SELECT DISTINCT ON (part_number) * FROM (
SELECT part_number, priority FROM ...
UNION ALL
SELECT part_number, priority FROM ...
UNION ALL
SELECT part_number, priority FROM ...
) AS filter_duplicates ORDER BY priority,part_number

The above statement does not work because if I ORDER BY
priority,part_number then I have to DISTINCT ON (priority,part_number). 
But DISTINCT ON (priority, part_number) does not remove the repeated rows
because the same part_number with a different priority becomes a distinct
tuple.

Any suggestions are appreciated.

--------------------------------------

A more detailed explanation of my problem follows:

I am working on an e-commerce system that has different lists of products 
which contain many of the same products, at different prices.  When a user
searches for a certain set of part numbers, I would like the resulting 
products (and prices) to come from one of the lists, according to the 
list's priority.  Each user can have a different set of lists and 
priorities.

Table: product_lists
  id |             name             | priority |  user_id
-----+------------------------------+----------+----------
  5  |  General List of Products    |     2    |     23
  3  |  Different List of Products  |     3    |     23
 150 |  Customer-Specific Products  |     1    |     23

Table: products
 product_list_id | part_number |  price
-----------------+-------------+--------
        3        |   92298A    | 123.38
        5        |   92298A    | 111.04
        3        |   C39207    |  78.38
       150       |   C39207    |  67.93

Below is a simplified example of the structure of the query I am working 
with.  I realize that in this case, I could re-factor all of this into one
statement, but each sub-query in the real case has a more complex set of 
joins that determines the price.  The pricing joins from one sub-query to 
the next vary, so a collection of sub-queries seemed to be a logical 
solution.  Some part numbers are found in only one of the lists, while 
other part numbers are repeated across lists at different prices.

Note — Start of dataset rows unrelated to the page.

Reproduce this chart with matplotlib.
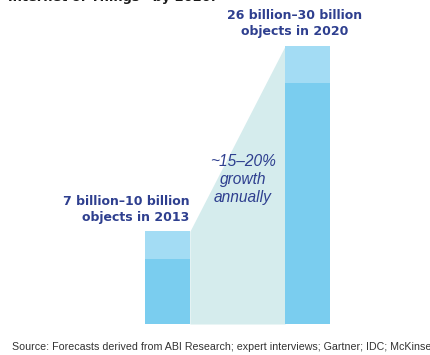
import matplotlib.pyplot as plt

years = ["2013", "2020"]
low = [7, 26]       # billions of connected objects, low estimate
high = [10, 30]     # billions, high estimate
labels = ["7 billion\u201310 billion\nobjects in 2013",
          "26 billion\u201330 billion\nobjects in 2020"]
growth_label = "~15\u201320%\ngrowth\nannually"
title = "Internet of Things\u201d by 2020."
source = ("Source: Forecasts derived from ABI Research; expert interviews; "
          "Gartner; IDC; McKinsey Global Institute")

navy = "#2e3f8f"
bar_dark = "#7acdef"
bar_light = "#a3dcf4"
wedge = "#d5eced"

plt.rcParams["font.family"] = ["Liberation Sans", "DejaVu Sans"]
heavy = ["DejaVu Sans"]

fig = plt.figure(figsize=(4.30, 3.55), dpi=100)
ax = fig.add_axes([0, 31 / 355, 1, 324 / 355])
ax.set_xlim(-1.196, 1.875)
ax.set_ylim(0, 34.96)
ax.axis("off")

x = [0, 1]
w = 0.32
ax.bar(x, low, width=w, color=bar_dark, linewidth=0)
ax.bar(x, [h - l for h, l in zip(high, low)], bottom=low, width=w,
       color=bar_light, linewidth=0)

# growth wedge between the two bars
xl, xr = x[0] + w / 2, x[1] - w / 2
ax.fill_between([xl, xr], [0, 0], [high[0], high[1]], color=wedge,
                linewidth=0, zorder=0)

ax.text(xl - 0.005, 12.35, labels[0], ha="right", va="center",
        color=navy, fontsize=9, fontweight="bold", family=heavy,
        linespacing=1.3)
ax.text(x[1] - 0.09, 32.4, labels[1], ha="center", va="center",
        color=navy, fontsize=9, fontweight="bold", family=heavy,
        linespacing=1.3)
ax.text(0.54, 15.6, growth_label, ha="center", va="center", color=navy,
        fontsize=11.2, fontstyle="italic", linespacing=1.25)

fig.text(8 / 430, 1 + 3 / 355, title, ha="left", va="center",
         fontsize=9.3, fontweight="bold", family=heavy, color="#1a1a1a")
fig.text(12 / 430, 1 - 347 / 355, source, ha="left", va="center",
         fontsize=7.65, color="#333333")

fig.savefig("out.png", dpi=100, facecolor="white")
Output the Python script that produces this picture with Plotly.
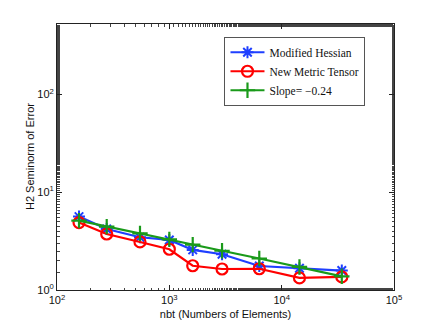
import plotly.graph_objects as go

nbt = [157, 277, 548, 1000, 1615, 2946, 6320, 14400, 34300]
modified_hessian = [5.63, 4.2, 3.46, 3.25, 2.57, 2.32, 1.76, 1.67, 1.58]
new_metric_tensor = [4.89, 3.74, 3.10, 2.61, 1.77, 1.64, 1.65, 1.33, 1.36]
slope_line = [5.12, 4.45, 3.79, 3.29, 2.91, 2.52, 2.1, 1.72, 1.38]

names = ["Modified Hessian", "New Metric Tensor", "Slope= \u22120.24"]
x_tickvals = [100, 1000, 10000, 100000]
x_ticktext = ["10<sup>2</sup>", "10<sup>3</sup>", "10<sup>4</sup>", "10<sup>5</sup>"]
y_tickvals = [1, 10, 100]
y_ticktext = ["10<sup>0</sup>", "10<sup>1</sup>", "10<sup>2</sup>"]

fig = go.Figure()
fig.add_trace(go.Scatter(
    x=nbt, y=modified_hessian, name=names[0], mode="lines+markers",
    line=dict(color="#1f3fff", width=2.2),
    marker=dict(symbol="asterisk-open", size=10, color="#1f3fff",
                line=dict(color="#1f3fff", width=2))))
fig.add_trace(go.Scatter(
    x=nbt, y=new_metric_tensor, name=names[1], mode="lines+markers",
    line=dict(color="#ff0000", width=2.2),
    marker=dict(symbol="circle-open", size=11, color="#ff0000",
                line=dict(color="#ff0000", width=2.2))))
fig.add_trace(go.Scatter(
    x=nbt, y=slope_line, name=names[2], mode="lines+markers",
    line=dict(color="#1a9a1a", width=2.2),
    marker=dict(symbol="cross-thin-open", size=11, color="#1a9a1a",
                line=dict(color="#1a9a1a", width=2.2))))

axis_common = dict(
    type="log", showgrid=False, zeroline=False, automargin=False,
    showline=True, linecolor="#222", linewidth=1, mirror="ticks",
    ticks="inside", ticklen=5, tickcolor="#222",
    tickfont=dict(family="Liberation Sans, Arial", size=11, color="#111"),
    minor=dict(ticks="inside", ticklen=2.5, tickcolor="#444", showgrid=False),
)

fig.update_layout(
    width=436, height=328,
    margin=dict(l=57, r=42, t=24, b=38, autoexpand=False),
    paper_bgcolor="white", plot_bgcolor="white",
    font=dict(family="Liberation Sans, Arial", size=11, color="#111"),
    xaxis=dict(axis_common, range=[2, 5], tickmode="array",
               tickvals=x_tickvals, ticktext=x_ticktext,
               title=dict(text="nbt (Numbers of Elements)", standoff=5,
                          font=dict(size=11))),
    yaxis=dict(axis_common, range=[0, 2.72], tickmode="array",
               tickvals=y_tickvals, ticktext=y_ticktext),
    legend=dict(x=0.497, y=0.952, xanchor="left", yanchor="top",
                bgcolor="white", bordercolor="#555", borderwidth=1,
                font=dict(family="Liberation Serif, DejaVu Serif, serif", size=11.5),
                tracegroupgap=5, itemwidth=34),
    showlegend=True,
    annotations=[dict(text="H2 Seminorm of Error", textangle=-90,
                      xref="paper", yref="paper", x=-0.08, y=0.5,
                      xanchor="center", yanchor="middle", showarrow=False,
                      font=dict(family="Liberation Sans, Arial", size=11, color="#111"))],
)

fig.write_html("out.html", post_script="document.body.style.margin='0';",
               config={"displayModeBar": False})
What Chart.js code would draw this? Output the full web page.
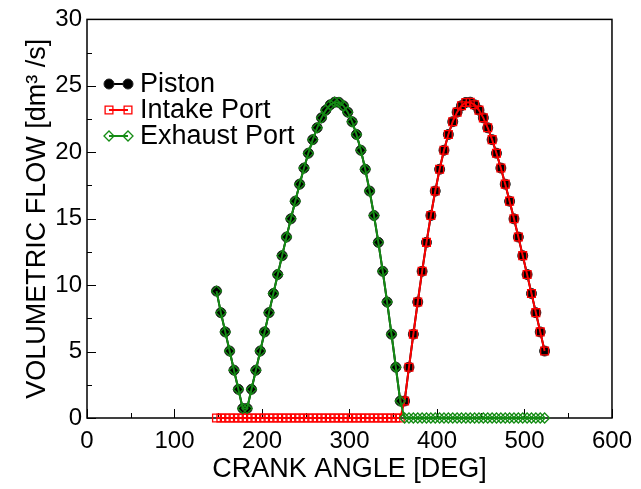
<!DOCTYPE html>
<html lang="en">
<head>
<meta charset="UTF-8">
<title>Volumetric Flow</title>
<script src="https://cdn.jsdelivr.net/npm/chart.js@4"></script>
<style>
  html, body { margin: 0; padding: 0; background: #fff; }
</style>
</head>
<body>
<canvas id="flowChart" width="641" height="489"></canvas>
<script>
// crank angle [deg], one sample every 5 deg
const crankAngle = [
  148, 153, 158, 163, 168, 173, 178, 183, 188, 193, 198, 203, 208, 213, 218, 223, 228, 233, 238, 243,
  248, 253, 258, 263, 268, 273, 278, 283, 288, 293, 298, 303, 308, 313, 318, 323, 328, 333, 338, 343,
  348, 353, 358, 363, 368, 373, 378, 383, 388, 393, 398, 403, 408, 413, 418, 423, 428, 433, 438, 443,
  448, 453, 458, 463, 468, 473, 478, 483, 488, 493, 498, 503, 508, 513, 518, 523
];

// volumetric flow [dm3/s]
const pistonFlow = [
  9.55, 7.93, 6.48, 5.04, 3.60, 2.16, 0.72, 0.72, 2.16, 3.60, 5.04, 6.48, 7.93, 9.37, 10.80, 12.22, 13.62, 14.99, 16.32, 17.60,
  18.81, 19.93, 20.95, 21.84, 22.59, 23.17, 23.57, 23.77, 23.75, 23.50, 23.02, 22.30, 21.34, 20.15, 18.72, 17.08, 15.24, 13.22, 11.04, 8.73,
  6.31, 3.82, 1.28, 1.28, 3.82, 6.31, 8.73, 11.04, 13.22, 15.24, 17.08, 18.72, 20.15, 21.34, 22.30, 23.02, 23.50, 23.75, 23.77, 23.57,
  23.17, 22.59, 21.84, 20.95, 19.93, 18.81, 17.60, 16.32, 14.99, 13.62, 12.22, 10.80, 9.37, 7.93, 6.48, 5.04
];
const intakeFlow = [
  0, 0, 0, 0, 0, 0, 0, 0, 0, 0, 0, 0, 0, 0, 0, 0, 0, 0, 0, 0,
  0, 0, 0, 0, 0, 0, 0, 0, 0, 0, 0, 0, 0, 0, 0, 0, 0, 0, 0, 0,
  0, 0, 0, 1.28, 3.82, 6.31, 8.73, 11.04, 13.22, 15.24, 17.08, 18.72, 20.15, 21.34, 22.30, 23.02, 23.50, 23.75, 23.77, 23.57,
  23.17, 22.59, 21.84, 20.95, 19.93, 18.81, 17.60, 16.32, 14.99, 13.62, 12.22, 10.80, 9.37, 7.93, 6.48, 5.04
];
const exhaustFlow = [
  9.55, 7.93, 6.48, 5.04, 3.60, 2.16, 0.72, 0.72, 2.16, 3.60, 5.04, 6.48, 7.93, 9.37, 10.80, 12.22, 13.62, 14.99, 16.32, 17.60,
  18.81, 19.93, 20.95, 21.84, 22.59, 23.17, 23.57, 23.77, 23.75, 23.50, 23.02, 22.30, 21.34, 20.15, 18.72, 17.08, 15.24, 13.22, 11.04, 8.73,
  6.31, 3.82, 1.28, 0, 0, 0, 0, 0, 0, 0, 0, 0, 0, 0, 0, 0, 0, 0, 0, 0,
  0, 0, 0, 0, 0, 0, 0, 0, 0, 0, 0, 0, 0, 0, 0, 0
];

const seriesNames = ['Piston', 'Intake Port', 'Exhaust Port'];
const xTitle = 'CRANK ANGLE [DEG]';
const yTitle = 'VOLUMETRIC FLOW [dm\u00B3 /s]';

const GREEN = 'rgb(20,140,20)';
const RED = '#ff0000';

const toPoints = (ys) => crankAngle.map((x, i) => ({ x: x, y: ys[i] }));

// box around the plot + inward ticks (major and minor)
const frameTicks = {
  id: 'frameTicks',
  beforeDatasetsDraw(chart) {
    const { ctx, chartArea: a, scales: { x, y } } = chart;
    ctx.save();
    ctx.strokeStyle = '#000';
    ctx.lineWidth = 1.5;
    ctx.strokeRect(a.left, a.top, a.right - a.left, a.bottom - a.top);
    ctx.lineWidth = 1;
    for (let v = x.min; v <= x.max; v += 50) {
      const px = Math.round(x.getPixelForValue(v)) + 0.5;
      const len = v % 100 === 0 ? 9 : 5;
      ctx.beginPath();
      ctx.moveTo(px, a.bottom);
      ctx.lineTo(px, a.bottom - len);
      ctx.stroke();
    }
    for (let v = y.min; v <= y.max; v += 2.5) {
      const py = Math.round(y.getPixelForValue(v)) + 0.5;
      const len = v % 5 === 0 ? 9 : 5;
      ctx.beginPath();
      ctx.moveTo(a.left, py);
      ctx.lineTo(a.left + len, py);
      ctx.stroke();
    }
    ctx.restore();
  }
};

// legend: short line with a marker on each end, then the label
const lineLegend = {
  id: 'lineLegend',
  afterDatasetsDraw(chart) {
    const { ctx } = chart;
    const x1 = 109, x2 = 128, tx = 140;
    ctx.save();
    chart.data.datasets.forEach((ds, i) => {
      const yy = 84 + i * 26;
      ctx.strokeStyle = ds.borderColor;
      ctx.lineWidth = 2;
      ctx.beginPath();
      ctx.moveTo(x1, yy);
      ctx.lineTo(x2, yy);
      ctx.stroke();
      const opts = { pointStyle: ds.pointStyle, radius: ds.pointRadius, rotation: 0, borderWidth: ds.pointBorderWidth };
      ctx.fillStyle = ds.pointBackgroundColor;
      ctx.strokeStyle = ds.pointBorderColor;
      ctx.lineWidth = ds.pointBorderWidth;
      Chart.helpers.drawPoint(ctx, opts, x1, yy);
      Chart.helpers.drawPoint(ctx, opts, x2, yy);
      ctx.fillStyle = '#000';
      ctx.font = "27px 'Liberation Sans', Arial, sans-serif";
      ctx.textBaseline = 'middle';
      ctx.textAlign = 'left';
      ctx.fillText(ds.label, tx, yy + 1);
    });
    ctx.restore();
  }
};

Chart.defaults.font.family = "'Liberation Sans', Arial, sans-serif";
Chart.defaults.color = '#000';

const ctx = document.getElementById('flowChart').getContext('2d');
new Chart(ctx, {
  type: 'line',
  data: {
    datasets: [
      {
        label: seriesNames[0],
        data: toPoints(pistonFlow),
        borderColor: '#000',
        borderWidth: 2,
        pointStyle: 'circle',
        pointRadius: 5,
        pointBackgroundColor: '#000',
        pointBorderColor: '#222',
        pointBorderWidth: 1,
        clip: false,
        order: 3
      },
      {
        label: seriesNames[1],
        data: toPoints(intakeFlow),
        borderColor: RED,
        borderWidth: 2,
        pointStyle: 'rect',
        pointRadius: 5.5,
        pointBackgroundColor: 'rgba(0,0,0,0)',
        pointBorderColor: RED,
        pointBorderWidth: 1.3,
        clip: false,
        order: 2
      },
      {
        label: seriesNames[2],
        data: toPoints(exhaustFlow),
        borderColor: GREEN,
        borderWidth: 2,
        pointStyle: 'rectRot',
        pointRadius: 5,
        pointBackgroundColor: 'rgba(0,0,0,0)',
        pointBorderColor: GREEN,
        pointBorderWidth: 1.3,
        clip: false,
        order: 1
      }
    ]
  },
  options: {
    responsive: false,
    animation: false,
    devicePixelRatio: 1,
    layout: { padding: { left: 0, right: 23, top: 19, bottom: 0 } },
    plugins: {
      legend: { display: false },
      tooltip: { enabled: false }
    },
    elements: { line: { tension: 0 } },
    scales: {
      x: {
        type: 'linear',
        min: 0,
        max: 600,
        grid: { display: false, drawTicks: false },
        border: { display: false },
        ticks: { stepSize: 100, padding: 9, font: { size: 24 }, color: '#000', maxRotation: 0 },
        title: { display: true, text: xTitle, font: { size: 27 }, color: '#000', padding: { top: 0, bottom: 3 } },
        afterFit: (s) => { s.height = 71; }
      },
      y: {
        min: 0,
        max: 30,
        grid: { display: false, drawTicks: false },
        border: { display: false },
        ticks: { stepSize: 5, padding: 5, font: { size: 24 }, color: '#000' },
        title: { display: true, text: yTitle, font: { size: 27 }, color: '#000', padding: { top: 21, bottom: 0 } },
        afterFit: (s) => { s.width = 87; }
      }
    }
  },
  plugins: [frameTicks, lineLegend]
});
</script>
</body>
</html>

This is what I would *like* to say:

SELECT DISTINCT ON (part_number) * FROM (

SELECT
product_list_id,part_number,price,priority
FROM products, product_lists
WHERE
product_list_id=product_lists.id
AND product_list_id=150
AND (part_number='92298A' OR part_number='C39207' OR part_number=...)

UNION ALL

SELECT
product_list_id,part_number,price,priority
FROM products, product_lists
WHERE
product_list_id= product_lists.id
AND product_list_id=5
AND (part_number='92298A' OR part_number='C39207' OR part_number=...)

UNION ALL

SELECT
product_list_id,part_number,price,priority
FROM products, product_lists
WHERE
product_list_id= product_lists.id
AND product_list_id=3
AND (part_number='92298A' OR part_number='C39207' OR part_number=...)

) AS filter_duplicates ORDER BY priority,part_number

I need to ORDER BY priority so that, in the case of duplicates, the
product from the desired list is returned first.  Then the purpose of
DISTINCT ON is to filter out any duplicate part numbers that have a lesser
priority.  But, the above statement fails because the DISTINCT ON 
expression must match the leftmost ORDER BY expression.  However,
inserting the priority into the DISTINCT ON expression means that all of
the resulting tuples are unique, even though the part_number is the same.